There are several ways to extend support for user-defined types.
The simplest is specializing a conversion template function for your own type.
This function is called GetOpt::convert
, and is the one that converts a string to the desired type.
By providing this specialization, you automatically enable all the features (including accepting a std::vector
<your_type>
of options).
An example of how to specialize this function follows.
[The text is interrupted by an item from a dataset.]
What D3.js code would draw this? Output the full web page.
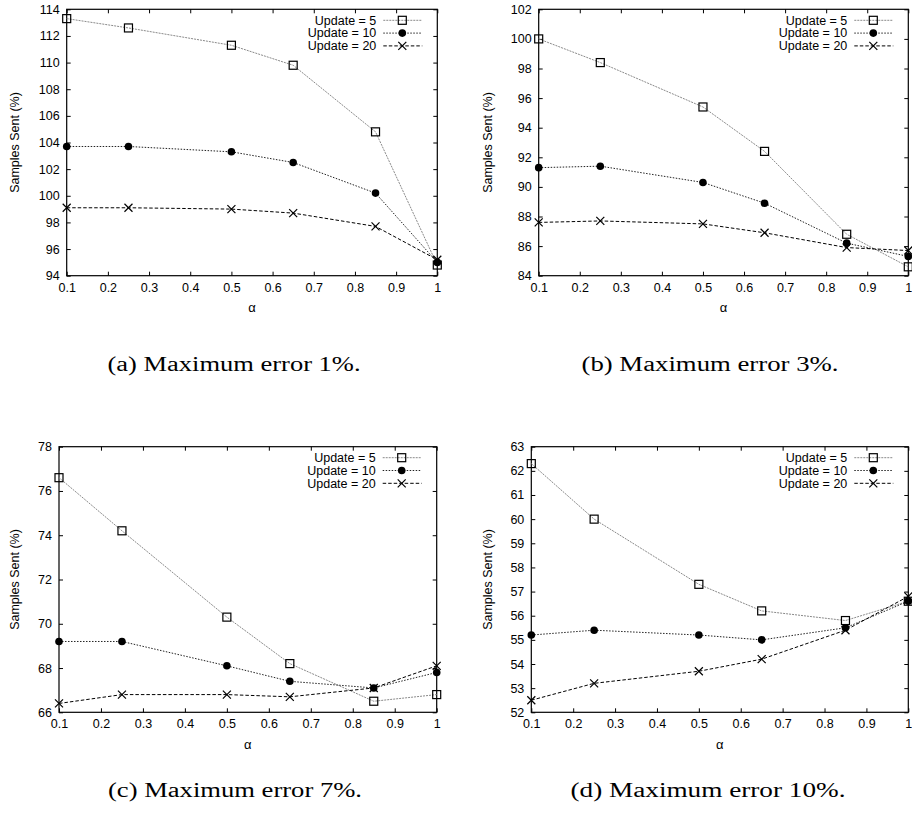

See the Using a user-defined type for the complete code.
namespace GetOpt
{
template <> _Option::Result convert<Date>(const std::string& s, Date& d, std::ios::fmtflags)
{
_Option::Result ret = _Option::BadType;
Date tmp;
char slash;
std::stringstream ss(s);
if (ss >> tmp.month)
{
ss >> slash;
if (ss >> tmp.day)
{
ss >> slash;
if (ss >> tmp.year)
{
if (tmp.valid())
{
ret = _Option::OK;
d = tmp;
}
}
}
}
return ret;
}
}
Please note that the function works on a temporal object (tmp). This is to preserve the design behavior that GetOpt_pp
won't write anything to a variable if the format is invalid.
You can use the formatflags
parameter to get the GetOpt_pp
's format flags and apply them to your stream, if any. (i.e. ss.flags(flags);
).
More complex ways of extending types will come soon.